In the year 2021 the Florida real estate market experienced a very rapid, high, and unexpected price increase of the Real Estate.
This fast and intense change made some market players think that Florida was in the center of a speculative bubble.
Historical average property values and annual increases were far outstripped by the new prices, and buyers were willing to pay much higher prices than just a few months earlier in order to purchase a property, probably partly out of concern that prices might rise further.
Well, what happened in the Florida market, while seeming like a classic example of a speculative bubble, is actually an adjustment due to unique and unprecedented external factors and probably has nothing (or very little) to do with mere speculation.

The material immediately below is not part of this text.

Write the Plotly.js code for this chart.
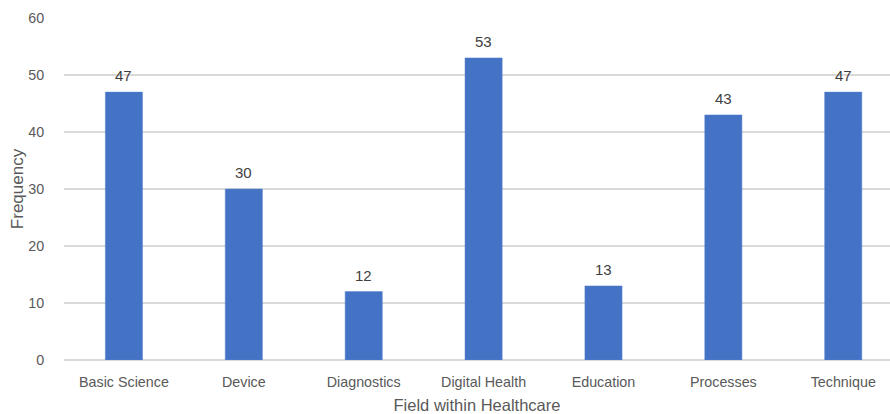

The primary external factor driving this growth was the pandemic. In the United States, word soon spread that Florida was not suffering too much from the effects of Covid-19, that the lockdown was all in all bearable, businesses open, restrictions less severe. Add to that, the favorable climate and the presence of many properties with open spaces helped, and the thought of having to be in quarantine was certainly more bearable, imagining themself in a home with a garden in the sunny State.
So there was a huge flow of people from North America moving to Florida NOT for speculation but for a better quality of life and safety, for them and their families; these people moved their businesses and enrolled their children in school, and at some point they needed the home.
This resulted in not simply an increase in demand, but a shift in the demand curve, which then created a totally different market scenario than before.
Such a situation, although unique and unpredictable, makes us think that in the evaluation of the market conditions, it is never wise to consider single isolated elements, rather having to consider a social and general context to the dynamics of prices, trying to have objective data available and as accurate as possible.